One reason is that there is a long checklist of things to do although the first step for firms, according to Murray Longton, principal consultant at consultancy Capco, is to conduct an initial impact study in terms of the effect on clients, processes, controls and operational procedures. “They have to ask what does the transition mean for existing and future contracts, the re-papering of contracts and client strategy?” he adds.
Ann Battle, Assistant General Counsel, ISDA also stresses the legal implications “The first task is for firms to understand their legal documents, including where they reference LIBOR,” she says. “It is important they have visibility and understand how complex it will be to change these references in order to address their exposure.”
Julia Hobart, partner at Oliver Wyman also emphasises the significance of firms “understanding the positions they have. It is important that they build an inventory of exposures because the more you dig the more involved you realise it is.”

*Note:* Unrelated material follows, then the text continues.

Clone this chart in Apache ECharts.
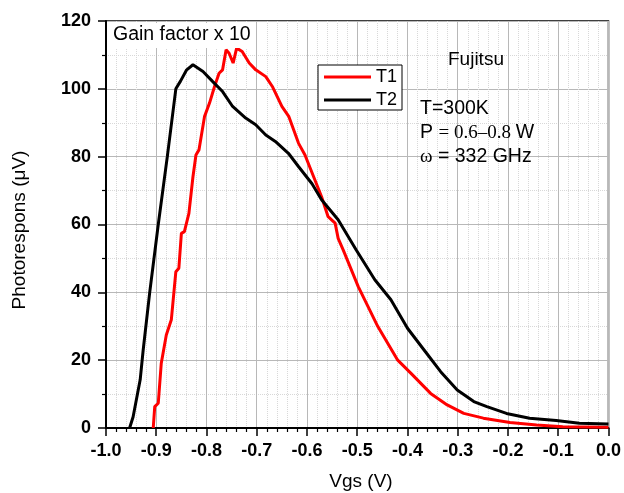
<!DOCTYPE html>
<html><head><meta charset="utf-8">
<script src="https://cdn.jsdelivr.net/npm/echarts@6/dist/echarts.min.js"></script>
<style>html,body{margin:0;padding:0;background:#fff}#c{width:624px;height:493px}</style>
</head><body><div id="c"></div>
<script>
// T1 (red)
var t1V = [-0.906,-0.903,-0.896,-0.890,-0.880,-0.870,-0.867,-0.861,-0.855,-0.850,-0.844,-0.835,-0.827,-0.821,-0.815,-0.804,-0.794,-0.784,-0.775,-0.768,-0.761,-0.755,-0.747,-0.740,-0.729,-0.715,-0.702,-0.682,-0.669,-0.650,-0.636,-0.617,-0.604,-0.571,-0.558,-0.544,-0.538,-0.528,-0.498,-0.459,-0.420,-0.393,-0.354,-0.321,-0.288,-0.249,-0.196,-0.143,-0.091,0.0];
var t1P = [0,6.3,7.3,19.1,27.4,31.9,32.4,46.1,47.1,57.4,57.9,63.3,74.0,80.5,82.0,91.8,95.8,100.7,104.6,105.6,111.5,110.5,107.6,112.0,111.0,107.6,105.6,103.6,100.7,94.8,91.8,84.0,80.5,68.2,62.3,60.4,55.9,52.5,41.7,29.9,20.1,16.1,10.2,6.8,4.3,2.9,1.6,0.9,0.4,0.2];
// T2 (black)
var t2V = [-0.953,-0.946,-0.932,-0.926,-0.913,-0.896,-0.878,-0.861,-0.852,-0.840,-0.827,-0.807,-0.788,-0.768,-0.748,-0.722,-0.702,-0.682,-0.663,-0.637,-0.617,-0.590,-0.571,-0.538,-0.502,-0.465,-0.433,-0.400,-0.367,-0.334,-0.301,-0.268,-0.242,-0.203,-0.157,-0.104,-0.058,0.0];
var t2P = [0,3.3,14.2,23.0,40,60,80,100,102.2,105.5,107.1,105.1,102.2,99.2,94.8,91.4,89.4,86.4,84.5,81.0,77.1,72.0,67.3,61.4,52.5,43.7,37.8,29.4,23.0,16.6,11.2,7.8,6.3,4.3,2.9,2.2,1.4,1.2];
var seriesNames = ['T1','T2'];

function pairs(xs, ys){ return xs.map(function(x,i){ return [x, ys[i]]; }); }

var FONT = '"Liberation Sans", Arial, sans-serif';
var SERIF = '"Liberation Serif","Times New Roman",serif';
var chart = echarts.init(document.getElementById('c'), null, {renderer:'canvas'});
chart.setOption({
  animation:false,
  backgroundColor:'#fff',
  grid:{left:106, right:12, top:21, bottom:65, show:true, borderColor:'#000', borderWidth:1.5, backgroundColor:'transparent'},
  legend:{
    data:seriesNames, orient:'vertical', left:318, top:65, icon:'rect',
    backgroundColor:'#fff', borderColor:'#000', borderWidth:1, borderRadius:0,
    padding:[3,5,1,6], itemGap:5, itemWidth:47, itemHeight:3,
    textStyle:{fontFamily:FONT, fontSize:18, color:'#000'}
  },
  xAxis:{
    type:'value', min:-1, max:0, interval:0.1,
    axisLine:{show:true, onZero:false, lineStyle:{color:'#000', width:2}},
    axisTick:{show:true, inside:false, length:8, lineStyle:{color:'#000', width:1.5}},
    minorTick:{show:true, splitNumber:5, length:4, lineStyle:{color:'#000', width:1.2}},
    axisLabel:{fontFamily:FONT, fontSize:18, fontWeight:'bold', color:'#000', margin:14,
      formatter:function(v){ return v.toFixed(1); }},
    splitLine:{show:true, lineStyle:{color:'#b8b8b8', width:1}},
    minorSplitLine:{show:true, lineStyle:{color:'#d8d8d8', width:1, type:'dotted'}}
  },
  yAxis:{
    type:'value', min:0, max:120, interval:20,
    axisLine:{show:true, onZero:false, lineStyle:{color:'#000', width:2}},
    axisTick:{show:true, inside:false, length:8, lineStyle:{color:'#000', width:1.5}},
    minorTick:{show:true, splitNumber:2, length:4, lineStyle:{color:'#000', width:1.2}},
    axisLabel:{fontFamily:FONT, fontSize:18, fontWeight:'bold', color:'#000', margin:15},
    splitLine:{show:true, lineStyle:{color:'#b8b8b8', width:1}},
    minorSplitLine:{show:true, lineStyle:{color:'#d8d8d8', width:1, type:'dotted'}}
  },
  series:[
    {name:seriesNames[0], type:'line', data:pairs(t1V,t1P), symbol:'none', showSymbol:false,
     lineStyle:{color:'#ff0000', width:3}, itemStyle:{color:'#ff0000'}, z:3},
    {name:seriesNames[1], type:'line', data:pairs(t2V,t2P), symbol:'none', showSymbol:false,
     lineStyle:{color:'#000', width:3}, itemStyle:{color:'#000'}, z:4}
  ],
  graphic:[
    {type:'rect', left:108, top:23, shape:{width:148, height:25}, style:{fill:'#fff'}, z:10},
    {type:'text', x:113, y:35, z:11, style:{text:'Gain factor x 10', font:'19.5px '+FONT, fill:'#000', verticalAlign:'middle'}},
    {type:'text', x:448, y:60, z:11, style:{text:'Fujitsu', font:'19px '+FONT, fill:'#000', verticalAlign:'middle'}},
    {type:'text', x:420, y:109, z:11, style:{text:'T=300K', font:'19.5px '+FONT, fill:'#000', verticalAlign:'middle'}},
    {type:'text', x:420, y:133, z:11, style:{verticalAlign:'middle',
      text:'{a|P }{b|= 0.6\u20130.8 }{a|W}',
      rich:{a:{fontFamily:FONT, fontSize:19.5, fill:'#000'}, b:{fontFamily:SERIF, fontSize:19, fill:'#000'}}}},
    {type:'text', x:420, y:157, z:11, style:{verticalAlign:'middle',
      text:'{b|\u03c9}{a| = 332 GHz}',
      rich:{a:{fontFamily:FONT, fontSize:19.5, fill:'#000'}, b:{fontFamily:SERIF, fontSize:19, fill:'#000'}}}},
    {type:'text', x:20, y:230, rotation:Math.PI/2, z:11, style:{text:'Photorespons (\u03bcV)', font:'19px '+FONT, fill:'#000', align:'center', verticalAlign:'middle'}},
    {type:'text', x:361, y:482, z:11, style:{text:'Vgs (V)', font:'19px '+FONT, fill:'#000', align:'center', verticalAlign:'middle'}}
  ]
});
</script></body></html>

Her colleague and fellow partner Serge Gwynn adds that firms have to comprehend the economic impact of the transition such as switching to the new fallbacks. They also should be aware of the conduct risks of moving to a new benchmark, as well as the operational risks in terms of whether the systems are ready to trade new overnight-rate-based FRN products.

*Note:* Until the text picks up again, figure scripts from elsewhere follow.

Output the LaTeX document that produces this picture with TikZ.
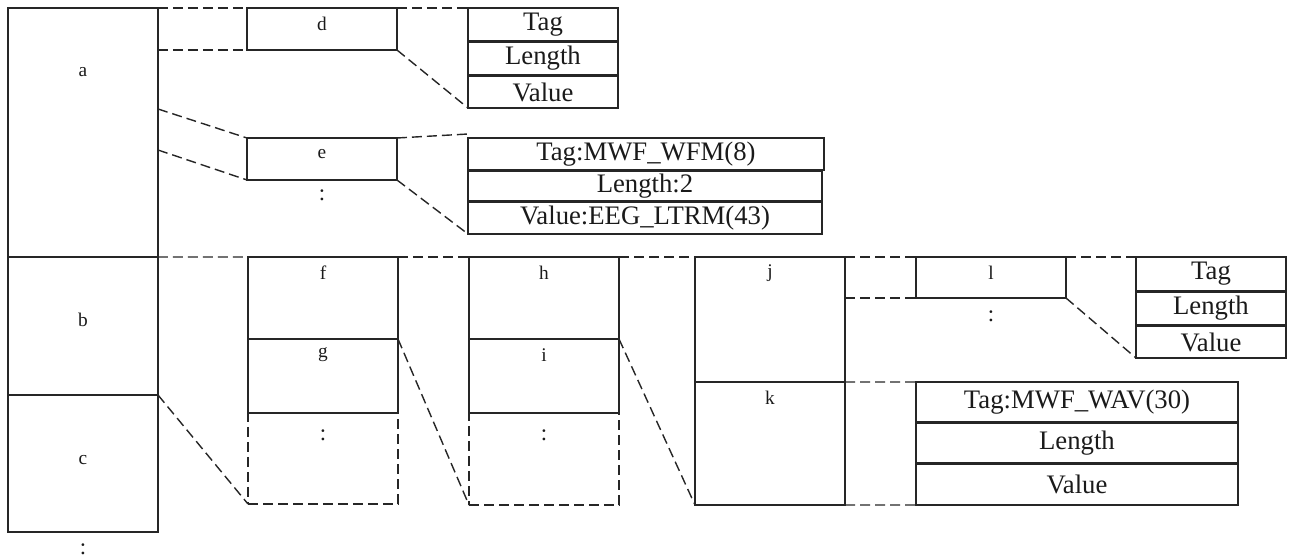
\documentclass[tikz,border=0pt]{standalone}
\usepackage{fontspec}
\setmainfont{Liberation Serif}
\usepackage{tikz}
\usetikzlibrary{positioning, calc}
\definecolor{mLine}{HTML}{262626}
\definecolor{mText}{HTML}{1A1A1A}

\tikzset{
  box/.style={draw=mLine, line width=0.4pt, minimum width=15mm, inner sep=0pt, outer sep=0pt, anchor=north west},
  morebox/.style={box, dash pattern=on 1mm off 0.5mm},
  tlv/.style={box, font=\fontsize{7.6}{8}\selectfont, text=mText},
  lbl/.style={font=\fontsize{5.5}{6}\selectfont, text=mText, inner sep=0pt},
  dots/.style={font=\fontsize{6.5}{7}\selectfont, text=mText, inner sep=0pt},
  link/.style={draw=mLine, line width=0.4pt, dash pattern=on 1mm off 0.5mm}
}

\begin{document}
\begin{tikzpicture}[x=0.1mm, y=-0.1mm]
    \useasboundingbox (0,0) rectangle (1294,557);
    % left column
    \node[box, minimum height=24.9mm] (a) at (8,8) {};
    \node[box, minimum height=13.8mm, below=0pt of a] (b) {};
    \node[box, minimum height=13.7mm, below=0pt of b] (c) {};
    \node[lbl] (alab) at ([yshift=-6.4mm]a.north) {a};
    \node[lbl] (blab) at ([yshift=0.6mm]b.center) {b};
    \node[lbl] (clab) at ([yshift=0.3mm]c.center) {c};
    \node[dots] (cdots) at ([yshift=-1.7mm]c.south) {:};
    % second column
    \node[box, minimum height=4.2mm] (d) at (247,8) {};
    \node[box, minimum height=4.2mm] (e) at (247,138) {};
    \node[dots] (edots) at ([yshift=-1.5mm]e.south) {:};
    \node[box, minimum height=8.2mm] (f) at (248,257) {};
    \node[box, minimum height=7.4mm, below=0pt of f] (g) {};
    \node[morebox, minimum height=9.1mm, below=0pt of g] (fmore) {};
    \node[dots] (fdots) at ([yshift=-2.2mm]fmore.north) {:};
    % third column
    \node[tlv, minimum height=3.3mm] (t1a) at (468,8) {Tag};
    \node[tlv, minimum height=3.3mm, below=0.1mm of t1a] (t1b) {Length};
    \node[tlv, minimum height=3.2mm, below=0.1mm of t1b] (t1c) {Value};
    \node[tlv, minimum width=35.6mm, minimum height=3.2mm] (t2a) at (468,138) {Tag:MWF\_WFM(8)};
    \node[tlv, minimum width=35.4mm, minimum height=3.0mm, below=0.1mm of t2a.south west, anchor=north west] (t2b) {Length:2};
    \node[tlv, minimum width=35.4mm, minimum height=3.2mm, below=0.1mm of t2b] (t2c) {Value:EEG\_LTRM(43)};
    \node[box, minimum height=8.2mm] (h) at (469,257) {};
    \node[box, minimum height=7.4mm, below=0pt of h] (i) {};
    \node[morebox, minimum height=9.2mm, below=0pt of i] (imore) {};
    \node[dots] (idots) at ([yshift=-2.2mm]imore.north) {:};
    % fourth column
    \node[box, minimum height=12.5mm] (j) at (695,257) {};
    \node[box, minimum height=12.3mm, below=0pt of j] (k) {};
    % fifth column
    \node[box, minimum height=4.1mm] (l) at (916,257) {};
    \node[dots] (ldots) at ([yshift=-1.8mm]l.south) {:};
    \node[tlv, minimum width=32.2mm, minimum height=4.0mm] (t3a) at (916,382) {Tag:MWF\_WAV(30)};
    \node[tlv, minimum width=32.2mm, minimum height=4.0mm, below=0.1mm of t3a] (t3b) {Length};
    \node[tlv, minimum width=32.2mm, minimum height=4.1mm, below=0.1mm of t3b] (t3c) {Value};
    % last column
    \node[tlv, minimum height=3.4mm] (t4a) at (1136,257) {Tag};
    \node[tlv, minimum height=3.3mm, below=0.1mm of t4a] (t4b) {Length};
    \node[tlv, minimum height=3.2mm, below=0.1mm of t4b] (t4c) {Value};
    % box letters
    \foreach \n in {d,e,f,g,h,i,j,k,l}
      \node[lbl] (\n lab) at ([yshift=-1.6mm]\n.north) {\n};
    % free ends on the edge of a and above the second field list
    \coordinate (aeTop) at (158,109);
    \coordinate (aeBot) at (158,150);
    \coordinate (tTop) at (468,134);
    % dashed expansions
    \foreach \p/\q in {a.north east/d.north west, a.north east |- d.south west/d.south west,
        aeTop/e.north west, aeBot/e.south west,
        d.north east/t1a.north west, d.south east/t1c.south west,
        e.north east/tTop, e.south east/t2c.south west,
        b.north east/f.north west, f.north east/h.north west, h.north east/j.north west,
        j.north east/l.north west, j.north east |- l.south west/l.south west,
        l.north east/t4a.north west, l.south east/t4c.south west,
        k.north east/t3a.north west, k.south east/t3c.south west,
        c.north east/fmore.south west, g.north east/imore.south west, i.north east/k.south west}
      \draw[link] (\p) -- (\q);
\end{tikzpicture}
\end{document}
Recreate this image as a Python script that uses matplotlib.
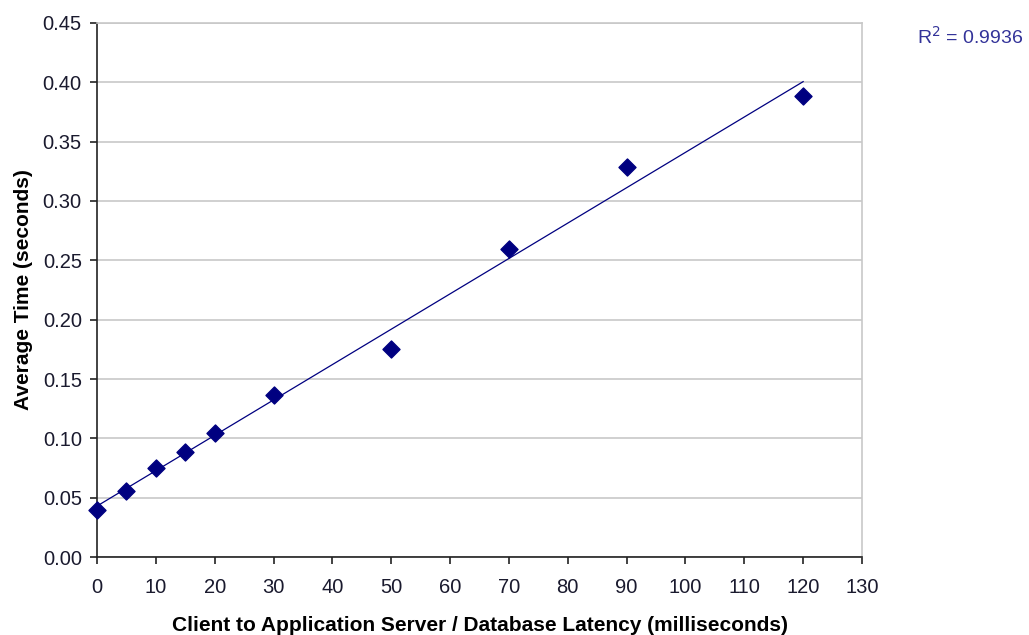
import numpy as np
import matplotlib.pyplot as plt

# Latency (ms) vs average time (s)
latency_ms = [0, 5, 10, 15, 20, 30, 50, 70, 90, 120]
avg_time_s = [0.040, 0.0555, 0.075, 0.0885, 0.1045, 0.1365, 0.175, 0.2595, 0.3285, 0.3885]
r2_label = 'R$^2$ = 0.9936'

x_ticks = list(range(0, 131, 10))
y_ticks = [0.00, 0.05, 0.10, 0.15, 0.20, 0.25, 0.30, 0.35, 0.40, 0.45]

navy = '#000080'
plt.rcParams['font.family'] = ['Liberation Sans', 'DejaVu Sans']

fig = plt.figure(figsize=(10.29, 6.35), dpi=100)
ax = fig.add_axes([0.0943, 0.1228, 0.7434, 0.841])

# Linear trend line fitted to the points
slope, intercept = np.polyfit(latency_ms, avg_time_s, 1)
fit_x = np.array([min(latency_ms), max(latency_ms)])
ax.plot(fit_x, slope * fit_x + intercept, color=navy, linewidth=0.9, zorder=2)

ax.scatter(latency_ms, avg_time_s, marker='D', s=75, color=navy, zorder=3, clip_on=False)

ax.set_xlim(0, 130)
ax.set_ylim(0, 0.45)
ax.set_xticks(x_ticks)
ax.set_yticks(y_ticks)
ax.set_yticklabels([f'{v:.2f}' for v in y_ticks])

ax.grid(axis='y', color='#c8c8c8', linewidth=1.2)
ax.set_axisbelow(True)
for side in ['top', 'right']:
    ax.spines[side].set_color('#c8c8c8')
    ax.spines[side].set_linewidth(1.2)
for side in ['left', 'bottom']:
    ax.spines[side].set_color('#222222')
    ax.spines[side].set_linewidth(1.2)

ax.tick_params(axis='both', direction='out', length=5, width=1.2, color='#222222',
               labelsize=14.5, labelcolor='#1a1a2e')
ax.tick_params(axis='x', pad=10)
ax.tick_params(axis='y', pad=6)

ax.set_xlabel('Client to Application Server / Database Latency (milliseconds)',
              fontsize=15, fontweight='bold', labelpad=14)
ax.set_ylabel('Average Time (seconds)', fontsize=15, fontweight='bold', labelpad=7)

fig.text(0.891, 0.942, r2_label, fontsize=14, color='#333399', va='center', ha='left')

fig.savefig('out.png', dpi=100)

Patel agrees, adding managing conduct challenges, such as conflicts of interest, independence and treating the end investor fairly, should not be misjudged. Moreover “Identification of documents and re-papering is being found to be voluminous by firms that have begun to move beyond initial impact assessments, whilst the training of distribution and relationship management teams to be able to communicate with customers in a risk managed way is proving to be a challenge in the absence of set timelines and definitive solutions,” he adds.
Devil in the detail
On the more nitty gritty level, Paul Kaufman, Treasury Practice Leader and Managing Director at Broadridge notes that firms have a plethora of complicated tasks to tackle. These range from the cross-currency basis risk / credit spread to the valuation complexity. For the former, firms will need to develop approaches for managing cross currency basis risk for varying RFRs while on the latter valuation techniques will require a multi-rate environment supported by dynamic curve building and development. Curves and bases for dollar-denominated instruments will need to be modelled in LIBOR, OIS and the new RFRs and will expand exponentially to encompass multiple currencies.

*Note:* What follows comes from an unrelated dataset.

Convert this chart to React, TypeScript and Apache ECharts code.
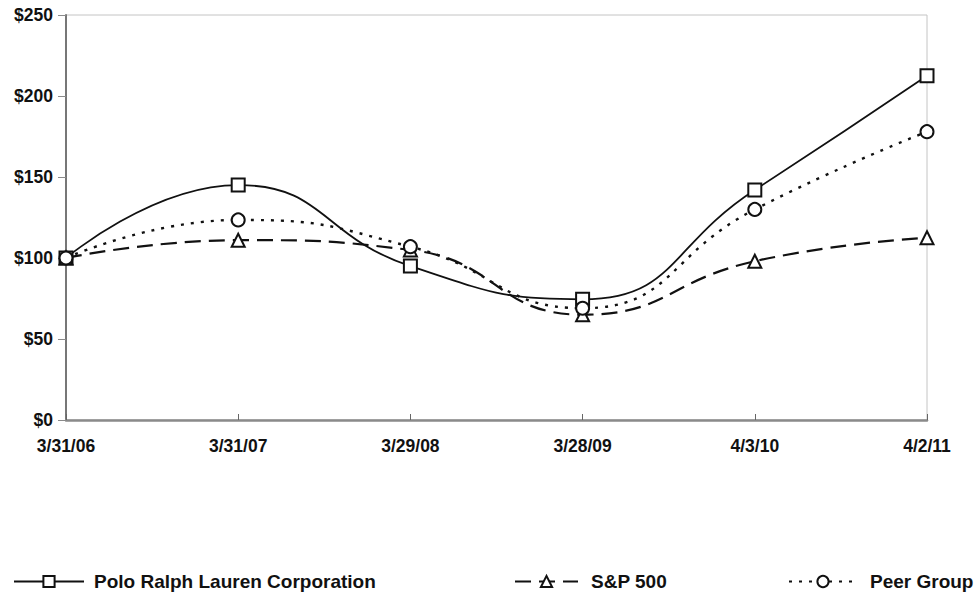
import React, { useEffect, useRef } from "react";
import * as echarts from "echarts";

const categories = ["3/31/06", "3/31/07", "3/29/08", "3/28/09", "4/3/10", "4/2/11"];
const poloValues = [100, 145, 95, 74.5, 142, 212.5];
const spValues = [100, 111, 105, 65, 98, 112.5];
const peerValues = [100, 123.5, 107, 69, 130, 178];
const yTicks = [0, 50, 100, 150, 200, 250];

const FONT = "'Liberation Sans', Arial, sans-serif";

export default function App() {
  const ref = useRef<HTMLDivElement>(null);
  useEffect(() => {
    if (!ref.current) return;
    const chart = echarts.init(ref.current, undefined, { renderer: "svg" });
    const legendText = (pad: number) => ({
      fontFamily: FONT,
      fontWeight: "bold" as const,
      fontSize: 19,
      color: "#111",
      padding: [0, 0, 0, pad],
    });
    chart.setOption({
      animation: false,
      backgroundColor: "#fff",
      grid: {
        left: 66,
        right: 52,
        top: 15,
        bottom: 172,
        show: true,
        borderColor: "#c4c4c4",
        borderWidth: 1,
      },
      legend: [
        {
          data: ["Polo Ralph Lauren Corporation"],
          left: 8,
          top: 567,
          itemWidth: 70,
          itemHeight: 14,
          textStyle: legendText(5),
        },
        {
          data: ["S&P 500"],
          left: 509,
          top: 567,
          itemWidth: 63,
          itemHeight: 14,
          textStyle: legendText(8),
        },
        {
          data: ["Peer Group"],
          left: 783,
          top: 567,
          itemWidth: 68,
          itemHeight: 14,
          textStyle: legendText(8),
        },
      ],
      xAxis: {
        type: "category",
        data: categories,
        boundaryGap: false,
        axisLine: { lineStyle: { color: "#8a8a8a", width: 2.5 } },
        axisTick: { inside: true, length: 6, lineStyle: { color: "#666" } },
        axisLabel: {
          fontFamily: FONT,
          fontWeight: "bold",
          fontSize: 17.5,
          color: "#111",
          margin: 17,
        },
        splitLine: { show: false },
      },
      yAxis: {
        type: "value",
        min: yTicks[0],
        max: yTicks[yTicks.length - 1],
        interval: 50,
        axisLine: { show: true, lineStyle: { color: "#777", width: 2 } },
        axisTick: { show: true, length: 8, lineStyle: { color: "#8a8a8a" } },
        axisLabel: {
          fontFamily: FONT,
          fontWeight: "bold",
          fontSize: 17.5,
          color: "#111",
          margin: 13,
          formatter: (v: number) => "$" + v,
        },
        splitLine: { show: false },
      },
      series: [
        {
          name: "Polo Ralph Lauren Corporation",
          type: "line",
          data: poloValues,
          smooth: 0.5,
          symbol: "emptyRect",
          symbolSize: 13,
          lineStyle: { color: "#111", width: 1.8, type: "solid" },
          itemStyle: { color: "#111", borderWidth: 1.6 },
        },
        {
          name: "S&P 500",
          type: "line",
          data: spValues,
          smooth: 0.5,
          symbol: "emptyTriangle",
          symbolSize: 13,
          lineStyle: { color: "#111", width: 2.2, type: [16, 8] },
          itemStyle: { color: "#111", borderWidth: 1.6 },
        },
        {
          name: "Peer Group",
          type: "line",
          data: peerValues,
          smooth: 0.5,
          symbol: "emptyCircle",
          symbolSize: 13,
          lineStyle: { color: "#111", width: 2.4, type: [3, 7] },
          itemStyle: { color: "#111", borderWidth: 1.6 },
        },
      ],
    });
    return () => chart.dispose();
  }, []);
  return <div ref={ref} style={{ width: 979, height: 592, position: "absolute", left: 0, top: 0 }} />;
}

Kaufman’s list also includes hedge accounting whereby firms need to ensure that financial instrument bundles qualify and are recognized as eligible hedges. They also will have to develop accounting treatment that covers any initial mismatches. Fallback Provisions are also important and entail analysing contractual language and affected counterparties with more granular detail. The amended contracts have to address the permanent discontinuation scenario but there also needs to be a strong communication plan with clients
Although it is difficult to predict whether the light for LIBOR will go out in 2021, many market participants do expect tailored benchmarks to become a feature on the market. I think we will see a series of more bespoke products that better reflect client’s requirements,” says Alex McDonald, chief executive of European Venues and Intermediaries Association (EVIA), a trade association that represents London’s brokers and trading venues. “I also think there will be a plethora of more holistic solutions developed because the RFRs will become to be seen as a building block component for a valuation, but alone are not good for many firms.”